📝 SummarXiv

Abstract

Let $G$ be a graph of order $n$. For a positive integer $p$, $G$ is said to be a $\mathbf{W}_{p}$ graph if $n\geq p$ and every $p$ pairwise disjoint independent sets of $G$ are contained within $p$ pairwise disjoint maximum independent sets. In this paper, we establish that every connected $\mathbf{W}_{p}$ graph $G$ is $p$-quasi-regularizable if and only if $n\geq(p+1)\cdot\alpha$, where $\alpha$ is the independence number of $G$ and $p\neq2$. This finding ensures that the independence polynomial of a connected $\mathbf{W}_{p}$ graph $G$ is log-concave whenever $(p+1)\cdot\alpha\leq n\leq p\cdot\alpha+2\sqrt{p\cdot\alpha+p}$ and $\frac{\alpha^{2}}{4\left( \alpha+1\right) }\leq p$, or $p\cdot\alpha+2\sqrt{p\cdot\alpha+p}<n\leq \frac{\left( \alpha^{2}+1\right) \cdot p+\left( \alpha-1\right) ^{2}}{\alpha-1}$ and $\frac{\alpha\left( \alpha-1\right) }{\alpha+1}\leq p$. Moreover, the clique corona graph $G\circ K_{p}$ serves as an example of the $\mathbf{W}_{p}$ graph class.

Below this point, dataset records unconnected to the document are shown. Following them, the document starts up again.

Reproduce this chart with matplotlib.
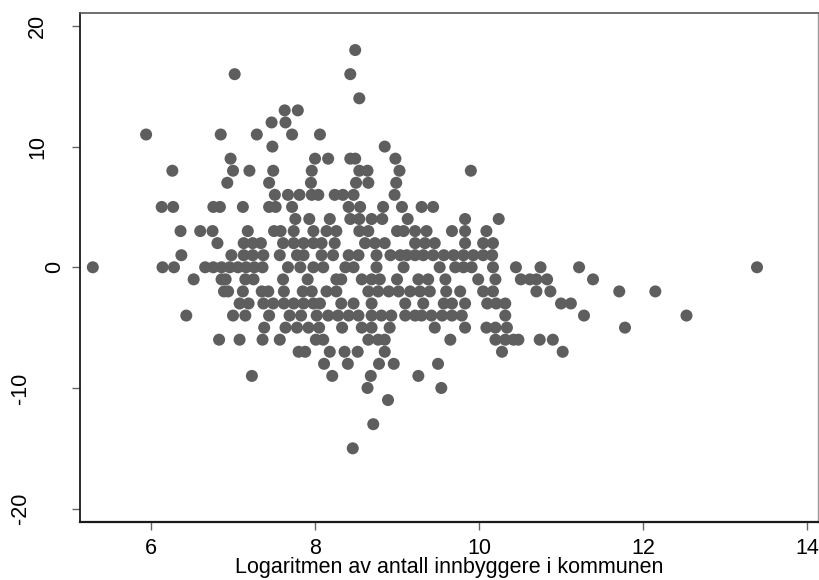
import numpy as np
import matplotlib
matplotlib.use('Agg')
import matplotlib.pyplot as plt

plt.rcParams['font.family'] = ['Liberation Sans', 'DejaVu Sans']

# y-nivaa (hele tall) og log(innbyggere) for punktene paa hvert nivaa
niva = [18, 16, 14, 13, 12, 11, 10, 9, 8, 7, 6, 5, 4, 3, 2, 1, 0,
        -1, -2, -3, -4, -5, -6, -7, -8, -9, -10, -11, -13, -15]
log_innb = [
    [8.49],
    [7.02, 8.43],
    [8.54],
    [7.63, 7.79],
    [7.47, 7.64],
    [5.94, 6.85, 7.29, 7.72, 8.06],
    [7.48, 8.85],
    [6.97, 8.00, 8.16, 8.43, 8.49, 8.98],
    [6.26, 7.00, 7.20, 7.49, 7.96, 8.54, 8.64, 9.03, 9.90],
    [6.93, 7.44, 7.95, 8.50, 8.65, 8.99],
    [7.51, 7.67, 7.81, 7.96, 8.04, 8.24, 8.34, 8.47, 8.97],
    [6.13, 6.27, 6.76, 6.84, 7.12, 7.44, 7.52, 7.72, 8.41, 8.55, 8.83, 9.06, 9.30, 9.44],
    [7.76, 7.93, 8.18, 8.43, 8.54, 8.69, 8.82, 9.13, 9.83, 10.24],
    [6.36, 6.60, 6.75, 7.18, 7.50, 7.58, 7.74, 7.98, 8.14, 8.26, 8.54, 8.65, 9.00, 9.08,
     9.22, 9.36, 9.67, 9.83, 10.09],
    [6.81, 7.13, 7.24, 7.34, 7.61, 7.74, 7.86, 7.98, 8.08, 8.24, 8.61, 8.73, 8.85, 9.22,
     9.34, 9.46, 9.83, 10.05, 10.17],
    [6.37, 6.98, 7.13, 7.24, 7.37, 7.57, 7.78, 7.86, 8.08, 8.22, 8.41, 8.53, 8.75, 8.92,
     9.04, 9.12, 9.22, 9.32, 9.44, 9.57, 9.69, 9.81, 9.93, 10.05, 10.16],
    [5.29, 6.14, 6.28, 6.66, 6.76, 6.86, 6.96, 7.06, 7.16, 7.26, 7.36, 7.67, 7.82, 7.98,
     8.10, 8.37, 8.47, 8.75, 9.08, 9.52, 9.71, 9.81, 9.91, 10.17, 10.45, 10.75, 11.22, 13.39],
    [6.52, 6.86, 6.91, 7.15, 7.25, 7.61, 7.91, 8.26, 8.32, 8.57, 8.69, 8.79, 9.00, 9.26,
     9.38, 9.59, 9.99, 10.20, 10.51, 10.62, 10.70, 10.83, 11.39],
    [6.89, 6.94, 7.12, 7.35, 7.43, 7.62, 7.85, 7.96, 8.14, 8.26, 8.65, 8.77, 8.90, 9.02,
     9.16, 9.28, 9.40, 9.60, 9.77, 10.05, 10.17, 10.70, 10.87, 11.71, 12.15],
    [7.08, 7.19, 7.37, 7.49, 7.62, 7.74, 7.86, 7.98, 8.06, 8.32, 8.47, 8.69, 9.10, 9.32,
     9.57, 9.67, 9.83, 10.10, 10.21, 10.32, 11.00, 11.12],
    [6.43, 7.00, 7.15, 7.44, 7.69, 7.83, 8.02, 8.16, 8.28, 8.41, 8.53, 8.69, 8.81, 8.93,
     9.10, 9.22, 9.30, 9.42, 9.55, 9.67, 9.79, 10.32, 11.28, 12.53],
    [7.38, 7.64, 7.78, 7.92, 8.05, 8.33, 8.57, 8.69, 8.91, 9.46, 9.83, 10.09, 10.20, 10.34, 11.78],
    [6.83, 7.08, 7.36, 7.57, 8.01, 8.10, 8.65, 8.77, 8.85, 9.65, 10.20, 10.32, 10.42, 10.48,
     10.74, 10.90],
    [7.80, 7.88, 8.18, 8.36, 8.52, 8.85, 10.28, 11.02],
    [8.11, 8.40, 8.78, 8.96, 9.50],
    [7.23, 8.21, 8.68, 9.26],
    [8.64, 9.54],
    [8.89],
    [8.71],
    [8.46],
]

xticks = [6, 8, 10, 12, 14]
yticks = [-20, -10, 0, 10, 20]
xlabel = 'Logaritmen av antall innbyggere i kommunen'

x = np.concatenate([np.array(r) for r in log_innb])
y = np.concatenate([np.full(len(r), v) for r, v in zip(log_innb, niva)])

fs = 15.5

fig = plt.figure(figsize=(8.19, 5.80), dpi=100)
ax = fig.add_axes([0.0977, 0.1005, 0.9007, 0.8765])

ax.scatter(x, y, s=75, color='#5e5e5e', edgecolors='none', zorder=3)

ax.set_xlim(5.134, 14.13)
ax.set_ylim(-21.08, 21.04)

ax.set_xticks(xticks)
ax.set_xticklabels([str(t) for t in xticks])
ax.set_yticks(yticks)
ax.set_yticklabels([])
ax.tick_params(axis='both', direction='out', length=6, width=1.0,
               color='#666666', labelsize=fs, pad=6)

# rotated y labels, Stata-like placement (further out for longer labels)
for v in yticks:
    lab = str(v)
    d = 5.4 + 12.6 * len(lab)
    ax.annotate(lab, xy=(0, v), xycoords=('axes fraction', 'data'),
                xytext=(-d, 0), textcoords='offset points',
                rotation=90, ha='center', va='center', fontsize=fs)

ax.set_xlabel(xlabel, fontsize=fs, labelpad=-1.5)

ax.spines['left'].set_color('#1a1a1a')
ax.spines['bottom'].set_color('#1a1a1a')
ax.spines['left'].set_linewidth(1.3)
ax.spines['bottom'].set_linewidth(1.6)
ax.spines['top'].set_color('#555555')
ax.spines['right'].set_color('#999999')
ax.spines['top'].set_linewidth(1.2)
ax.spines['right'].set_linewidth(1.0)

fig.savefig('out.png', dpi=100)
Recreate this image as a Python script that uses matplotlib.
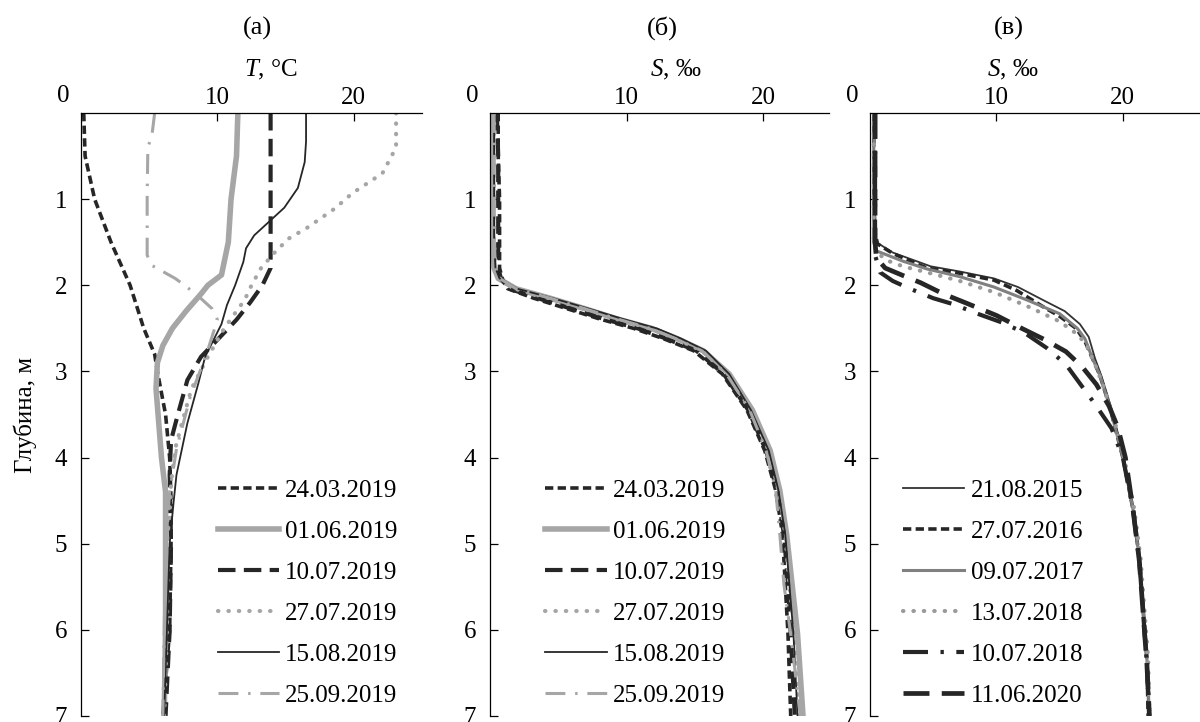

We further demonstrate that the independence polynomial of $G\circ K_{p}$ is always log-concave for sufficiently large $p$. Keywords: very well-covered graph; quasi-regularizable graph; corona graph; $\mathbf{W}_{p}$ graph; independence polynomial; log-concavity.